The mobile phone import is likely to cross $1 billion this fiscal while import of new and old cars under various schemes will be over $900 million. The import of machinery, which actually generates economic activities, will not be over $2.5 billion of the calculated $26 to $27 billion.
On the other hand, policy makers draw their satisfaction in the presence of this fact that Pakistan’s external account is likely to remain well funded over the next few years as a result of international commitments for quake assistance.
However, the underlying cause of a widening trade imbalance needs to be addressed irrespectively, especially when it is clear that a significant portion of ‘machinery’ imports is not capital goods at all.
The non-oil, non-food (NONF) trade balance has moved from a surplus of almost $1 billion in 2004 to nearly $1.1 billion in 2005.
The fact that the bulk of imports under capital goods is for domestic consumption rather than to increase the productive capacity of the export sector will not allow any alleviation of the stress the rupee (and forex reserves) is likely to face from this situation.
By keeping the rupee stable and hence over-valued given the inflation differentials between Pakistan and its trade competitors - policymakers are compounding the problem. The deterioration in the trade account has occurred in response to run-away growth in imports. Non-oil imports rose 35 per cent in 2004 and in 2005. For 2006, we project non-oil imports of around $22.5 billion, with an almost unchanged pace of growth.
While the import of ‘machinery’ is the principal contributor to the overall non-oil, non-food import bill, this category is clearly inaccurately reported. For the fiscal 2005, the import of personal vehicles was $750 million constituting 13 per cent of the overall ‘capital goods’ category.
Similarly, the CBR data suggests that the import of mobile phone handsets to the tune of $300 million to over $1 billion annually is being categorized as ‘capital goods’ (under PCT 85-25- 2010).
From MEHTAB HAIDER
ISLAMABAD — A major chunk of imported items under the category of machinery is consumer goods which is the main cause of worrisome in the wake of projected trade deficit up to $10 billion this fiscal, sources told The Nation Wednesday.
Out of total imports of $22 billion in last financial year 2004-05, over $11 billion imports were consumer-related items only, which is not a positive sign for the national economy.

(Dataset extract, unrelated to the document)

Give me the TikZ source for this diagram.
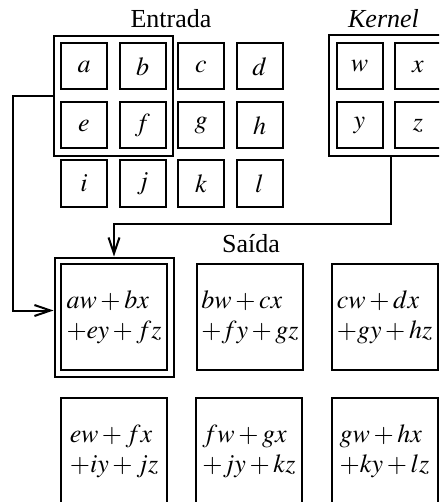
\documentclass[tikz,border=0pt]{standalone}
\usepackage{mathptmx}
\usepackage[no-math]{fontspec}
\setmainfont{Liberation Serif}
\usetikzlibrary{fit,arrows.meta}
\tikzset{
  cellbox/.style={draw, line width=1pt, minimum size=23pt, inner sep=0pt},
  outbox/.style={draw, line width=1pt, minimum size=53pt, inner sep=0pt, align=left},
  hlbox/.style={draw, line width=1pt, inner sep=#1},
  link/.style={line width=1pt, -{Straight Barb[length=8pt,width=5.5pt]}}
}

\begin{document}
\begin{tikzpicture}[x=0.5pt, y=-0.5pt, font=\fontsize{13pt}{15pt}\selectfont]
  \useasboundingbox (0,0) rectangle (439,502);
  \clip (0,0) rectangle (439,502);
  % Entrada
  \node[anchor=base] (inlabel) at (171,28) {Entrada};
  \node[cellbox] (a) at (84,66.5) {$a$};
  \node[cellbox] (b) at (142.5,66.5) {$b$};
  \node[cellbox] (c) at (201,66.5) {$c$};
  \node[cellbox] (d) at (259.5,66.5) {$d$};
  \node[cellbox] (e) at (84,125.5) {$e$};
  \node[cellbox] (f) at (142.5,125.5) {$f$};
  \node[cellbox] (g) at (201,125.5) {$g$};
  \node[cellbox] (h) at (259.5,125.5) {$h$};
  \node[cellbox] (i) at (84,183.5) {$i$};
  \node[cellbox] (j) at (142.5,183.5) {$j$};
  \node[cellbox] (k) at (201,183.5) {$k$};
  \node[cellbox] (l) at (259.5,183.5) {$l$};
  \node[hlbox=3.2pt, fit=(a)(f)] (inhl) {};
  % Kernel
  \node[anchor=base] (kerlabel) at (383.5,28) {\textit{Kernel}};
  \node[cellbox] (w) at (359.5,66.5) {$w$};
  \node[cellbox] (x) at (418,66.5) {$x$};
  \node[cellbox] (y) at (359.5,125.5) {$y$};
  \node[cellbox] (z) at (418,125.5) {$z$};
  \node[hlbox=3.5pt, fit=(w)(z)] (kerhl) {};
  % Saida
  \node[anchor=base] (outlabel) at (251,252) {Saída};
  \node[outbox] (o1) at (114,317) {$aw+bx$\\$+ey+fz$};
  \node[outbox] (o2) at (250,317) {$bw+cx$\\$+fy+gz$};
  \node[outbox] (o3) at (384.5,317) {$cw+dx$\\$+gy+hz$};
  \node[outbox] (o4) at (114,451) {$ew+fx$\\$+iy+jz$};
  \node[outbox] (o5) at (249,451) {$fw+gx$\\$+jy+kz$};
  \node[outbox] (o6) at (384.5,451) {$gw+hx$\\$+ky+lz$};
  \node[hlbox=2.75pt, fit=(o1)] (o1hl) {};
  % connectors
  \draw[link] ([xshift=1pt]kerhl.south) -- ++(0,-33pt) -| (o1hl.north);
  \draw[link] (inhl.west) -- ++(-20pt,0) |- ([yshift=3.25pt]o1hl.west);
\end{tikzpicture}
\end{document}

“More than 25 per cent imported items in the category of machinery are mainly consumer related items,” the sources quoted data.
According to them, this ratio will increase this fiscal ending on June 30, as all consumer goods such as mobile phone, cars, television sets and refrigerators showed an increasing trend in the first six fiscal months.
To justify the projected trade deficit up to $10 billion during this fiscal, policy makers are continuously saying that machinery is being imported which will result into more economic activity.
“This is factually wrong and they are misguiding people with jargons of an increase in machinery import,” the sources said.
To put this into perspective, if auto imports (cars for personal, non-commercial use), mobile phone sets and consumer durables are added together for FY05, it would appear that around 25 per cent of total machinery imports are related to consumer goods, the sources said.
The situation is more depressing as the policy makers do not seem to ratify their mistake rather are continuously hiding facts from the masses.
The mobile phone import is likely to cross $1 billion this fiscal while import of new and old cars under various schemes will be over $900 million. The import of machinery, which actually generates economic activities, will not be over $2.5 billion of the calculated $26 to $27 billion.
On the other hand, policy makers draw their satisfaction in the presence of this fact that Pakistan’s external account is likely to remain well funded over the next few years as a result of international commitments for quake assistance.
However, the underlying cause of a widening trade imbalance needs to be addressed irrespectively, especially when it is clear that a significant portion of ‘machinery’ imports is not capital goods at all.
The non-oil, non-food (NONF) trade balance has moved from a surplus of almost $1 billion in 2004 to nearly $1.1 billion in 2005.
The fact that the bulk of imports under capital goods is for domestic consumption rather than to increase the productive capacity of the export sector will not allow any alleviation of the stress the rupee (and forex reserves) is likely to face from this situation.
By keeping the rupee stable and hence over-valued given the inflation differentials between Pakistan and its trade competitors - policymakers are compounding the problem. The deterioration in the trade account has occurred in response to run-away growth in imports. Non-oil imports rose 35 per cent in 2004 and in 2005. For 2006, we project non-oil imports of around $22.5 billion, with an almost unchanged pace of growth.
While the import of ‘machinery’ is the principal contributor to the overall non-oil, non-food import bill, this category is clearly inaccurately reported. For the fiscal 2005, the import of personal vehicles was $750 million constituting 13 per cent of the overall ‘capital goods’ category.
Similarly, the CBR data suggests that the import of mobile phone handsets to the tune of $300 million to over $1 billion annually is being categorized as ‘capital goods’ (under PCT 85-25- 2010).